Task Based Parallel Programming
in HPC and beyond
By Jesus Labarta,
BSC, Barcelona, Spain
Abstract:
The talk will present a vision how multicore architectures are impacting
parallel programming practices in the high performance context.
Using the OmpSs programming model developed at BSC as
a conductor, we will show how we think the challenges new architectures are
posing should be addressed.
Overal, key ideas of our vision are to provide a
clean interface to the programmer that decouples her from the architecture
itself and lets her focus on the algorithmic issues, data accesses and
dependences. We advocate for intelligent runtimes to take the resonsability of mapping the computations expressed by the
programmer to te available
resources in a potentially very dynamic environment.
We aim at OmpSs being a forerunner for OpenMP, proposing and experimenting with features that we
believe should be included in such model aiming not only at HPC but also at all
kinds of general purpose computing. Example features we will briefly describe
include the asynchronous data flow execution of tasks, the support for
heterogeneous devices such as GPUs or systems with big and little cores, the
benefits of automatic locality aware scheduling policies and hybrid MPI+OmpSs programming.
Managing Application Resilience: A Hybrid
Programming Language and Run-Time Approach
By Pedro
C. Diniz, USC Information Sciences Institute (USC/ISI), Marina del Rey,
CA, USA
Abstract:
System resilience is an important challenge that needs
to be addressed in the era of extreme scale computing. High-performance
computing systems will be architected using millions of processor cores and
memory modules. As process technology scales, the reliability of such systems
will be challenged by the inherent unreliability of individual components due
to extremely small transistor geometries, variability in silicon manufacturing
processes, device aging, etc. Therefore, errors and failures in extreme scale
systems will increasingly be the norm rather than the exception. Not all the errors detected warrant
catastrophic system failure, but there are presently no mechanisms for the
programmer to communicate their knowledge of algorithmic fault tolerance to the
system.
In this talk we present a programming model approach
for system resilience that allows programmers to explicitly express their fault
tolerance knowledge. We propose novel resilience oriented programming model
extensions and programming directives, and illustrate their effectiveness. An
inference engine leverages this information and combines it with runtime
gathered context to increase the dependability of HPC systems. The preliminary
experimental results presented here, for a limited set of kernel codes from
both scientific and graph-based computing domains reveal that with a very
modest programming effort, the described approach incurs fairly low execution
time overhead while allowing computations to survive a large number of faults
that would otherwise always result in the termination of the computation.
As transient faults become the norm, rather than the
exception, it will be come increasingly important to
provide the user with high-level programming mechanisms with which he/she can
convey important application acceptability criteria. For best performance
(either in terms of time, power, energy) the underlying systems need to
leverage this information to better navigate the very complex system-level
trade-offs to still deliver a reliable and productive computing environment.

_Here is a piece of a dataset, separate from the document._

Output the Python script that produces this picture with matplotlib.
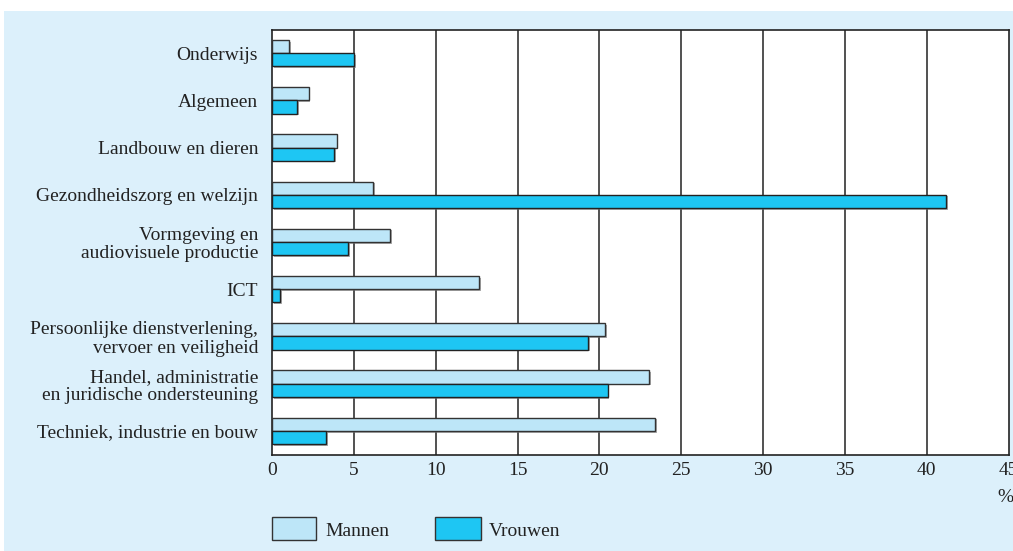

The work presented here is a simple first step towards this vision.
Short Bio:
Pedro C. Diniz is a Research Associate in the
Computational Sciences Division at the University of Southern California's
Information Sciences Institute. Dr. Diniz has 20 years of experience in the
areas of computer architecture, high-performance computing and compilation,
program analysis and optimization. He has been a principal participant in major
research programs funded by DARPA and DoE’s Office of Science. He has
collaborated with universities, national laboratories and industry as prime
contractor and sub-contractor. Dr. Diniz received a B.S. in Computer and Electrical
Engineering and a M.S. in Electrical Engineering from Technical University of
Lisbon in 1988 and 1992 and a Ph.D. from the University California at Santa
Barbara in 1997. His current research focuses on program analysis for software
resiliency and high-performance and reconfigurable computing.
Energy-efficient
HPC in Mont-Blanc and beyond:
an ARM hardware and software
perspective,
by
Roxana Rusitoru,
ARM Ltd, Cambridge, UK
Abstract:
In this talk we give
an overview of energy-efficiency enabling technologies, from architectural
features to software libraries.
Short Bio:
Roxana Rusitoru is a Senior Research Engineer in ARM’s Research
division, working in Software and Large Scale Systems. She joined ARM in 2012
after obtaining an MEng degree in Computing (Software
Engineering) from Imperial College London in optimising
unstructured mesh CFD applications on multicores via machine learning and code
transformation. At ARM, amongst others, she has worked on Linux kernel
optimizations aimed at HPC and sensitivity studies aimed to showcase ARM
AArch64 microprocessor characteristics suitable for HPC. Most recently, she has
been working on power-aware scheduling at OS level for heterogeneous cores and
methodologies to identify representative sub-sections from multi-threaded
applications. Some of her research interests are software performance
optimization and next-gen heterogeneous architectures. Roxana has been a part
of the Mont-Blanc 1 and 2 projects, and is now leading the Software ecosystem
in Mont-Blanc 3, in addition to technical contributions.